Start of INFORMATION PROVIDED

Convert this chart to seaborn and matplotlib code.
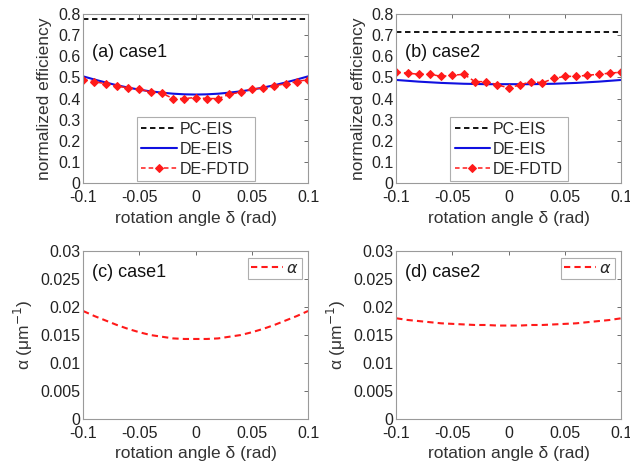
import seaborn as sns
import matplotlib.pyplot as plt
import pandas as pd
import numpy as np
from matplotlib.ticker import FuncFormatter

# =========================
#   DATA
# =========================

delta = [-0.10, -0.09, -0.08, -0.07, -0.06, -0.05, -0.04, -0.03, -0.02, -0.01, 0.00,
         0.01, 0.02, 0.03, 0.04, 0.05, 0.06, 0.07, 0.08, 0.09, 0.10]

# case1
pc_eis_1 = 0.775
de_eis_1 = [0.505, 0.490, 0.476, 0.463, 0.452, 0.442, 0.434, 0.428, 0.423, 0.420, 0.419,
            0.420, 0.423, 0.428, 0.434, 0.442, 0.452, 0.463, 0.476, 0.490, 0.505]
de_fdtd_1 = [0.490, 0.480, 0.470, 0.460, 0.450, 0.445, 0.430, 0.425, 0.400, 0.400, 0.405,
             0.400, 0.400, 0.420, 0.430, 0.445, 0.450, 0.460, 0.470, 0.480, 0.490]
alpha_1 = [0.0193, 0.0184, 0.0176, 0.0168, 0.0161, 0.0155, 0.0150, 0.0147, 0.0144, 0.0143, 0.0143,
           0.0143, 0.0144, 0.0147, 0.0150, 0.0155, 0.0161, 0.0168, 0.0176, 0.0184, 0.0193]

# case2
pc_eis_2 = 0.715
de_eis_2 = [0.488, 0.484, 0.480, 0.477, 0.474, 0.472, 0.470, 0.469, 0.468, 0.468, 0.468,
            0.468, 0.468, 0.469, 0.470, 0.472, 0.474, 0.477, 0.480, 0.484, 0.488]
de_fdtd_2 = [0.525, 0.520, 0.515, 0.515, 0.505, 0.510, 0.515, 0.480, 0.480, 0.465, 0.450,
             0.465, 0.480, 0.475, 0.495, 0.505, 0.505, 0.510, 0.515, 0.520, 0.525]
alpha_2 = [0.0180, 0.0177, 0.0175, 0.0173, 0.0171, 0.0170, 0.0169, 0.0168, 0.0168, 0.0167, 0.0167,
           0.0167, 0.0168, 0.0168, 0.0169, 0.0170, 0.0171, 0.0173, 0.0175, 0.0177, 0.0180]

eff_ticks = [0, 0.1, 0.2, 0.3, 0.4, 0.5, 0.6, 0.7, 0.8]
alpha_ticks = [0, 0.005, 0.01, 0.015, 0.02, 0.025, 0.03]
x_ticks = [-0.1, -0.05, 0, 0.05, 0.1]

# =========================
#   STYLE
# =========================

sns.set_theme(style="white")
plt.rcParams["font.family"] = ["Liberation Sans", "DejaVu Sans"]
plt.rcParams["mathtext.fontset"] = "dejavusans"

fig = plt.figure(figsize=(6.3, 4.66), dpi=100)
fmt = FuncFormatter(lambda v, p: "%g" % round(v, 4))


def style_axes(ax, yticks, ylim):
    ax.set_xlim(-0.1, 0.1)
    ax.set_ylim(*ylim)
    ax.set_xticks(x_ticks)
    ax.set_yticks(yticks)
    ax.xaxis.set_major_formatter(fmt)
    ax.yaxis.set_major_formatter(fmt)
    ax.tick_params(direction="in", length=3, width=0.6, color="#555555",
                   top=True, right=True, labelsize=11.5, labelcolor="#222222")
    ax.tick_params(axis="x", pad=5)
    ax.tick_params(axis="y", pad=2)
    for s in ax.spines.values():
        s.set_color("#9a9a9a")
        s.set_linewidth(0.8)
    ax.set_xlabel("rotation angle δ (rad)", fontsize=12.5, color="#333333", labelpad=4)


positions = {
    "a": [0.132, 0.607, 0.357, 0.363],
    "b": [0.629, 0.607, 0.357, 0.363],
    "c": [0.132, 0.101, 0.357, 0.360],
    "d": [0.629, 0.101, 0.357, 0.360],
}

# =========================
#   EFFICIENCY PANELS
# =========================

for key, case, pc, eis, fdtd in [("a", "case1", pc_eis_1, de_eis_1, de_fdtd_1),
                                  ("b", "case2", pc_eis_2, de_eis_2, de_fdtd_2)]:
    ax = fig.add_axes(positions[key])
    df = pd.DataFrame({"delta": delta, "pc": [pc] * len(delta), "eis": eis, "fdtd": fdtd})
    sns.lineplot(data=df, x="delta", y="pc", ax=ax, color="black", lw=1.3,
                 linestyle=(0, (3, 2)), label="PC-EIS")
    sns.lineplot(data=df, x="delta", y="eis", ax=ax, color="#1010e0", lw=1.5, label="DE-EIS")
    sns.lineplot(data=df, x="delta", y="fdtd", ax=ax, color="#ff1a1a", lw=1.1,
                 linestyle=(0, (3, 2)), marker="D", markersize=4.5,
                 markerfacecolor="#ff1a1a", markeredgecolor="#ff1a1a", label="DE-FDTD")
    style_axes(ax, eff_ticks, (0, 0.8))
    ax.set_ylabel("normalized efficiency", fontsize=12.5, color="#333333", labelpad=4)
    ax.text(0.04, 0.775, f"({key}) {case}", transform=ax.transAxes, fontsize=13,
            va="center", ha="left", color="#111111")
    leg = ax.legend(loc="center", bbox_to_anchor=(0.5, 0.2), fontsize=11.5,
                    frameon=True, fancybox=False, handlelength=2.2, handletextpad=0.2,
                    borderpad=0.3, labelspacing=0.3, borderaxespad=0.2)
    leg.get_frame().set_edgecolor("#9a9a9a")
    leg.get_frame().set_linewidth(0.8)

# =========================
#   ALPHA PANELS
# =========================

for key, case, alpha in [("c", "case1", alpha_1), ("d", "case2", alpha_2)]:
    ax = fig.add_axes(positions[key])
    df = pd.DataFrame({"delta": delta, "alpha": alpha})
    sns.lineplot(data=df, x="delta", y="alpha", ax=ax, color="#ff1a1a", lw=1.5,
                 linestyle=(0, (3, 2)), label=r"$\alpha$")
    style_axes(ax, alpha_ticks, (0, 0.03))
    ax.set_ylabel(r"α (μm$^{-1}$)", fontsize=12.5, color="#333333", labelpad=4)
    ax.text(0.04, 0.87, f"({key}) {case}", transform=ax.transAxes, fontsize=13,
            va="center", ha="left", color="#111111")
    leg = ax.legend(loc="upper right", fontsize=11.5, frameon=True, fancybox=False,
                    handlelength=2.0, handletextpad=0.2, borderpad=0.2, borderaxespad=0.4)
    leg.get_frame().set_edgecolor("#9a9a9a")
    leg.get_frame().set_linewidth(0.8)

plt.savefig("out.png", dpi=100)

End of INFORMATION PROVIDED

Exclude the pictures, and transcribe all of the material exactly.

**WORKED ANSWER**.
Convert this chart to seaborn and matplotlib code.
import seaborn as sns
import matplotlib.pyplot as plt
import pandas as pd
import numpy as np
from matplotlib.ticker import FuncFormatter

# =========================
#   DATA
# =========================

delta = [-0.10, -0.09, -0.08, -0.07, -0.06, -0.05, -0.04, -0.03, -0.02, -0.01, 0.00,
         0.01, 0.02, 0.03, 0.04, 0.05, 0.06, 0.07, 0.08, 0.09, 0.10]

# case1
pc_eis_1 = 0.775
de_eis_1 = [0.505, 0.490, 0.476, 0.463, 0.452, 0.442, 0.434, 0.428, 0.423, 0.420, 0.419,
            0.420, 0.423, 0.428, 0.434, 0.442, 0.452, 0.463, 0.476, 0.490, 0.505]
de_fdtd_1 = [0.490, 0.480, 0.470, 0.460, 0.450, 0.445, 0.430, 0.425, 0.400, 0.400, 0.405,
             0.400, 0.400, 0.420, 0.430, 0.445, 0.450, 0.460, 0.470, 0.480, 0.490]
alpha_1 = [0.0193, 0.0184, 0.0176, 0.0168, 0.0161, 0.0155, 0.0150, 0.0147, 0.0144, 0.0143, 0.0143,
           0.0143, 0.0144, 0.0147, 0.0150, 0.0155, 0.0161, 0.0168, 0.0176, 0.0184, 0.0193]

# case2
pc_eis_2 = 0.715
de_eis_2 = [0.488, 0.484, 0.480, 0.477, 0.474, 0.472, 0.470, 0.469, 0.468, 0.468, 0.468,
            0.468, 0.468, 0.469, 0.470, 0.472, 0.474, 0.477, 0.480, 0.484, 0.488]
de_fdtd_2 = [0.525, 0.520, 0.515, 0.515, 0.505, 0.510, 0.515, 0.480, 0.480, 0.465, 0.450,
             0.465, 0.480, 0.475, 0.495, 0.505, 0.505, 0.510, 0.515, 0.520, 0.525]
alpha_2 = [0.0180, 0.0177, 0.0175, 0.0173, 0.0171, 0.0170, 0.0169, 0.0168, 0.0168, 0.0167, 0.0167,
           0.0167, 0.0168, 0.0168, 0.0169, 0.0170, 0.0171, 0.0173, 0.0175, 0.0177, 0.0180]

eff_ticks = [0, 0.1, 0.2, 0.3, 0.4, 0.5, 0.6, 0.7, 0.8]
alpha_ticks = [0, 0.005, 0.01, 0.015, 0.02, 0.025, 0.03]
x_ticks = [-0.1, -0.05, 0, 0.05, 0.1]

# =========================
#   STYLE
# =========================

sns.set_theme(style="white")
plt.rcParams["font.family"] = ["Liberation Sans", "DejaVu Sans"]
plt.rcParams["mathtext.fontset"] = "dejavusans"

fig = plt.figure(figsize=(6.3, 4.66), dpi=100)
fmt = FuncFormatter(lambda v, p: "%g" % round(v, 4))


def style_axes(ax, yticks, ylim):
    ax.set_xlim(-0.1, 0.1)
    ax.set_ylim(*ylim)
    ax.set_xticks(x_ticks)
    ax.set_yticks(yticks)
    ax.xaxis.set_major_formatter(fmt)
    ax.yaxis.set_major_formatter(fmt)
    ax.tick_params(direction="in", length=3, width=0.6, color="#555555",
                   top=True, right=True, labelsize=11.5, labelcolor="#222222")
    ax.tick_params(axis="x", pad=5)
    ax.tick_params(axis="y", pad=2)
    for s in ax.spines.values():
        s.set_color("#9a9a9a")
        s.set_linewidth(0.8)
    ax.set_xlabel("rotation angle δ (rad)", fontsize=12.5, color="#333333", labelpad=4)


positions = {
    "a": [0.132, 0.607, 0.357, 0.363],
    "b": [0.629, 0.607, 0.357, 0.363],
    "c": [0.132, 0.101, 0.357, 0.360],
    "d": [0.629, 0.101, 0.357, 0.360],
}

# =========================
#   EFFICIENCY PANELS
# =========================

for key, case, pc, eis, fdtd in [("a", "case1", pc_eis_1, de_eis_1, de_fdtd_1),
                                  ("b", "case2", pc_eis_2, de_eis_2, de_fdtd_2)]:
    ax = fig.add_axes(positions[key])
    df = pd.DataFrame({"delta": delta, "pc": [pc] * len(delta), "eis": eis, "fdtd": fdtd})
    sns.lineplot(data=df, x="delta", y="pc", ax=ax, color="black", lw=1.3,
                 linestyle=(0, (3, 2)), label="PC-EIS")
    sns.lineplot(data=df, x="delta", y="eis", ax=ax, color="#1010e0", lw=1.5, label="DE-EIS")
    sns.lineplot(data=df, x="delta", y="fdtd", ax=ax, color="#ff1a1a", lw=1.1,
                 linestyle=(0, (3, 2)), marker="D", markersize=4.5,
                 markerfacecolor="#ff1a1a", markeredgecolor="#ff1a1a", label="DE-FDTD")
    style_axes(ax, eff_ticks, (0, 0.8))
    ax.set_ylabel("normalized efficiency", fontsize=12.5, color="#333333", labelpad=4)
    ax.text(0.04, 0.775, f"({key}) {case}", transform=ax.transAxes, fontsize=13,
            va="center", ha="left", color="#111111")
    leg = ax.legend(loc="center", bbox_to_anchor=(0.5, 0.2), fontsize=11.5,
                    frameon=True, fancybox=False, handlelength=2.2, handletextpad=0.2,
                    borderpad=0.3, labelspacing=0.3, borderaxespad=0.2)
    leg.get_frame().set_edgecolor("#9a9a9a")
    leg.get_frame().set_linewidth(0.8)

# =========================
#   ALPHA PANELS
# =========================

for key, case, alpha in [("c", "case1", alpha_1), ("d", "case2", alpha_2)]:
    ax = fig.add_axes(positions[key])
    df = pd.DataFrame({"delta": delta, "alpha": alpha})
    sns.lineplot(data=df, x="delta", y="alpha", ax=ax, color="#ff1a1a", lw=1.5,
                 linestyle=(0, (3, 2)), label=r"$\alpha$")
    style_axes(ax, alpha_ticks, (0, 0.03))
    ax.set_ylabel(r"α (μm$^{-1}$)", fontsize=12.5, color="#333333", labelpad=4)
    ax.text(0.04, 0.87, f"({key}) {case}", transform=ax.transAxes, fontsize=13,
            va="center", ha="left", color="#111111")
    leg = ax.legend(loc="upper right", fontsize=11.5, frameon=True, fancybox=False,
                    handlelength=2.0, handletextpad=0.2, borderpad=0.2, borderaxespad=0.4)
    leg.get_frame().set_edgecolor("#9a9a9a")
    leg.get_frame().set_linewidth(0.8)

plt.savefig("out.png", dpi=100)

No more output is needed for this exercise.